A recent Wall Street Journal article cites data from Policy Integrity’s deregulation roundup to highlight the Trump administration’s struggles in court.
A new article on the NYU School of Law website highlights Policy Integrity’s recent 10th anniversary conference and provides an overview of our first decade of work. Featured on the NYU Law homepage, the article discusses some of the insights made by Cass Sunstein and Gina McCarthy in their conference keynote addresses. The piece also provides background on Policy Integrity’s founding, mission, and policy work.
Scholarship from Revesz, Unel, and Hein Honored
Two articles by Policy Integrity staff have been chosen among the year’s five best academic articles by the Environmental Law Institute and Vanderbilt University Law School. A piece by Richard Revesz and Burcin Unel on energy storage policy, and Jayni Hein’s article examining social welfare in federal energy leasing, will be included in the Environmental Law and Policy Annual Review, which compiles outstanding articles that present legal and policy solutions to pressing environmental problems.
A recently proposed rule by the Department of Homeland Security and the Department of Health and Human Services would allow for the indefinite detention of children who immigrate into the U.S. in the company of a parent or guardian. Under current law, such children must be released or transferred to a non-secure, state-licensed facility within 20 days. We submitted comments criticizing the Departments’ assessment of the new policy’s costs and benefits. The proposal fails to consider critical costs, such as the extensive physical, psychological, and educational effects that extended periods of detention would impose on immigrant children, as well as the cost to government of operating more detention facilities.
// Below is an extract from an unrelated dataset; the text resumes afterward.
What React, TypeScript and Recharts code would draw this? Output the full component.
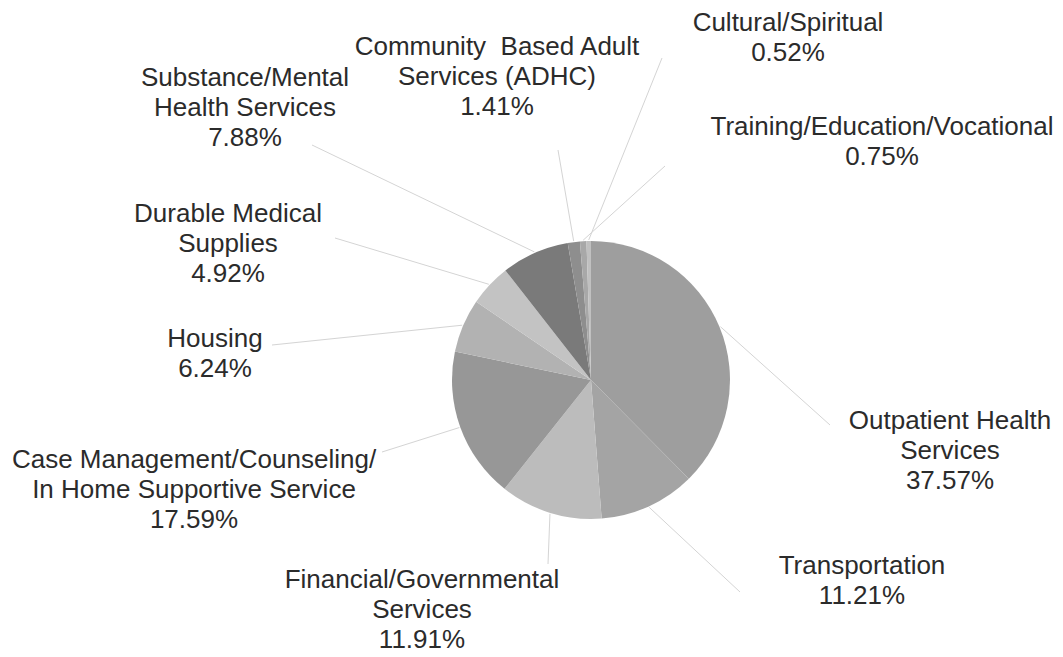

In December 2017, President Trump signed an executive order shrinking Bears Ears National Monument. A Draft Environmental Impact Statement released by the Bureau of Land Management (BLM) and U.S. Forest Service, however, does not consider the impacts of the monument’s reduced boundaries. We submitted comments explaining why the agencies are responsible for providing a detailed environmental analysis of changes to Bears Ears. Also, relying on an important article by Jayni Hein, we argue that only an act of Congress can legally alter the boundaries of a monument.
The Bureau of Land Management also released an Environmental Impact Statement for the Grand Staircase-Escalante Monument and Kanab-Escalante Planning Area. The agency’s preferred land management alternative places the fewest constraints on mineral leasing and development, and is the alternative with the greatest potential to increase greenhouse gas emissions. We submitted comments explaining why the agency should fully and accurately analyze the impacts of each alternative using the Social Cost of Greenhouse Gases.
In two recent public comment submissions, we recommend the application of Social Cost of Greenhouse Gases estimates in important policy decisions. In comments to the Bureau of Land Management, we respond to plans for mineral development in the Carlsbad region of New Mexico. We discourage the allocation of more lands for fossil fuel leasing, and urge BLM to better account for climate damages using monetized estimates.
In comments to EPA, we examine the proposed rollback of regulations that curb emissions of refrigerant substitutes. The agency admits that the rule rescissions would significantly increase the release of hydrofluorocarbons (HFCs) but does not monetize the climate damages caused by forgone emissions reductions. We suggest EPA apply the Social Cost of Carbon to the carbon dioxide-equivalent of HFC emissions.